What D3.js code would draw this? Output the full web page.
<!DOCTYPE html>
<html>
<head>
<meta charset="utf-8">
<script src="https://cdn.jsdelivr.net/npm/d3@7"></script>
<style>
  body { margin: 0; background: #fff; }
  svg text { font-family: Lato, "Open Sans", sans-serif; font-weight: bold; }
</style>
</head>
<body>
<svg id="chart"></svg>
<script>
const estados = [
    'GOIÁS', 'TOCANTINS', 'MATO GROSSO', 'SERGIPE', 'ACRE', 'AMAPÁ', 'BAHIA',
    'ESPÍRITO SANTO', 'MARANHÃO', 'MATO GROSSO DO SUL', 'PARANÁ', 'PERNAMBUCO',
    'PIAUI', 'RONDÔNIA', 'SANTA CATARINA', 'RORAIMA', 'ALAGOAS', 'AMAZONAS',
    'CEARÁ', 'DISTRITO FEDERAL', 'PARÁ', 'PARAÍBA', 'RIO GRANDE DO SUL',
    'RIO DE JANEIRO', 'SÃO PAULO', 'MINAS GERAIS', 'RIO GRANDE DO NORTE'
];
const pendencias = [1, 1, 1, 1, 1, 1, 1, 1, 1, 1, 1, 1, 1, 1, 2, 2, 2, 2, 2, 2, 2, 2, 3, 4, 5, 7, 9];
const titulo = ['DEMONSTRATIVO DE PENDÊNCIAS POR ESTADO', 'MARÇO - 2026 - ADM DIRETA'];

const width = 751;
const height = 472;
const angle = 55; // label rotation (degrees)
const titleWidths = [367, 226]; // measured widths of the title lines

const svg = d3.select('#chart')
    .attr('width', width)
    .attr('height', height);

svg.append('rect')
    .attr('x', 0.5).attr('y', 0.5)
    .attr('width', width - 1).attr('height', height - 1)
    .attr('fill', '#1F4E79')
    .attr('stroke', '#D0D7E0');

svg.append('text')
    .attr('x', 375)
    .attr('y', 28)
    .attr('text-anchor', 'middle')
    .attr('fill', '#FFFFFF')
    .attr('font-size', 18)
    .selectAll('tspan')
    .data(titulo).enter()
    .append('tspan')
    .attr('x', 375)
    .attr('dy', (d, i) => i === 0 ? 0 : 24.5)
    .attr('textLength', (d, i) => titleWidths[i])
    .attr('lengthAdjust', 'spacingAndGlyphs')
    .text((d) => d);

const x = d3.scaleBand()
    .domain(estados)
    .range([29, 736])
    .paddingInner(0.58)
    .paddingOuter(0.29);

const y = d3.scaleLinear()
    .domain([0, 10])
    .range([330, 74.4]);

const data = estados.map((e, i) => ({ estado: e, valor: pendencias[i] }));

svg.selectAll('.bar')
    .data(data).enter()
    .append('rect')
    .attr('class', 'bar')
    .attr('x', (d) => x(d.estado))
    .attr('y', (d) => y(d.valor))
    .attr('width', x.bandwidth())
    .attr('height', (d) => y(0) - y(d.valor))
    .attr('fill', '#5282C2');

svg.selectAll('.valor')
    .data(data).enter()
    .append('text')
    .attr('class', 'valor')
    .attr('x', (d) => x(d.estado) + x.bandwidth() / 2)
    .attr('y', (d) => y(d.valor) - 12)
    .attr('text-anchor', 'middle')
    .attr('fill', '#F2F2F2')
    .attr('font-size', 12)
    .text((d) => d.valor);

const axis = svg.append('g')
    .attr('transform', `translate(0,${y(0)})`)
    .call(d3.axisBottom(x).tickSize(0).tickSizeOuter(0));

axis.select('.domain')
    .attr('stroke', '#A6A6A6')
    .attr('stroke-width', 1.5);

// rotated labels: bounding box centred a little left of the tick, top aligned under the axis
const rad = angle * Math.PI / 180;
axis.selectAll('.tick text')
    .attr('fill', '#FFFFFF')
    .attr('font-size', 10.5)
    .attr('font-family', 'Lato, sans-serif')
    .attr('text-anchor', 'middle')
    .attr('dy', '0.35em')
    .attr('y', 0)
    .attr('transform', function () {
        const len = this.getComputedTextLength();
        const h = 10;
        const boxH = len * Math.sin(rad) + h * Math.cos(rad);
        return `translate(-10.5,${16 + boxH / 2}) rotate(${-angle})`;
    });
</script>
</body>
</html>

Stated problem
Copy out the material word for word and line for line.

Answer for the task
What D3.js code would draw this? Output the full web page.
<!DOCTYPE html>
<html>
<head>
<meta charset="utf-8">
<script src="https://cdn.jsdelivr.net/npm/d3@7"></script>
<style>
  body { margin: 0; background: #fff; }
  svg text { font-family: Lato, "Open Sans", sans-serif; font-weight: bold; }
</style>
</head>
<body>
<svg id="chart"></svg>
<script>
const estados = [
    'GOIÁS', 'TOCANTINS', 'MATO GROSSO', 'SERGIPE', 'ACRE', 'AMAPÁ', 'BAHIA',
    'ESPÍRITO SANTO', 'MARANHÃO', 'MATO GROSSO DO SUL', 'PARANÁ', 'PERNAMBUCO',
    'PIAUI', 'RONDÔNIA', 'SANTA CATARINA', 'RORAIMA', 'ALAGOAS', 'AMAZONAS',
    'CEARÁ', 'DISTRITO FEDERAL', 'PARÁ', 'PARAÍBA', 'RIO GRANDE DO SUL',
    'RIO DE JANEIRO', 'SÃO PAULO', 'MINAS GERAIS', 'RIO GRANDE DO NORTE'
];
const pendencias = [1, 1, 1, 1, 1, 1, 1, 1, 1, 1, 1, 1, 1, 1, 2, 2, 2, 2, 2, 2, 2, 2, 3, 4, 5, 7, 9];
const titulo = ['DEMONSTRATIVO DE PENDÊNCIAS POR ESTADO', 'MARÇO - 2026 - ADM DIRETA'];

const width = 751;
const height = 472;
const angle = 55; // label rotation (degrees)
const titleWidths = [367, 226]; // measured widths of the title lines

const svg = d3.select('#chart')
    .attr('width', width)
    .attr('height', height);

svg.append('rect')
    .attr('x', 0.5).attr('y', 0.5)
    .attr('width', width - 1).attr('height', height - 1)
    .attr('fill', '#1F4E79')
    .attr('stroke', '#D0D7E0');

svg.append('text')
    .attr('x', 375)
    .attr('y', 28)
    .attr('text-anchor', 'middle')
    .attr('fill', '#FFFFFF')
    .attr('font-size', 18)
    .selectAll('tspan')
    .data(titulo).enter()
    .append('tspan')
    .attr('x', 375)
    .attr('dy', (d, i) => i === 0 ? 0 : 24.5)
    .attr('textLength', (d, i) => titleWidths[i])
    .attr('lengthAdjust', 'spacingAndGlyphs')
    .text((d) => d);

const x = d3.scaleBand()
    .domain(estados)
    .range([29, 736])
    .paddingInner(0.58)
    .paddingOuter(0.29);

const y = d3.scaleLinear()
    .domain([0, 10])
    .range([330, 74.4]);

const data = estados.map((e, i) => ({ estado: e, valor: pendencias[i] }));

svg.selectAll('.bar')
    .data(data).enter()
    .append('rect')
    .attr('class', 'bar')
    .attr('x', (d) => x(d.estado))
    .attr('y', (d) => y(d.valor))
    .attr('width', x.bandwidth())
    .attr('height', (d) => y(0) - y(d.valor))
    .attr('fill', '#5282C2');

svg.selectAll('.valor')
    .data(data).enter()
    .append('text')
    .attr('class', 'valor')
    .attr('x', (d) => x(d.estado) + x.bandwidth() / 2)
    .attr('y', (d) => y(d.valor) - 12)
    .attr('text-anchor', 'middle')
    .attr('fill', '#F2F2F2')
    .attr('font-size', 12)
    .text((d) => d.valor);

const axis = svg.append('g')
    .attr('transform', `translate(0,${y(0)})`)
    .call(d3.axisBottom(x).tickSize(0).tickSizeOuter(0));

axis.select('.domain')
    .attr('stroke', '#A6A6A6')
    .attr('stroke-width', 1.5);

// rotated labels: bounding box centred a little left of the tick, top aligned under the axis
const rad = angle * Math.PI / 180;
axis.selectAll('.tick text')
    .attr('fill', '#FFFFFF')
    .attr('font-size', 10.5)
    .attr('font-family', 'Lato, sans-serif')
    .attr('text-anchor', 'middle')
    .attr('dy', '0.35em')
    .attr('y', 0)
    .attr('transform', function () {
        const len = this.getComputedTextLength();
        const h = 10;
        const boxH = len * Math.sin(rad) + h * Math.cos(rad);
        return `translate(-10.5,${16 + boxH / 2}) rotate(${-angle})`;
    });
</script>
</body>
</html>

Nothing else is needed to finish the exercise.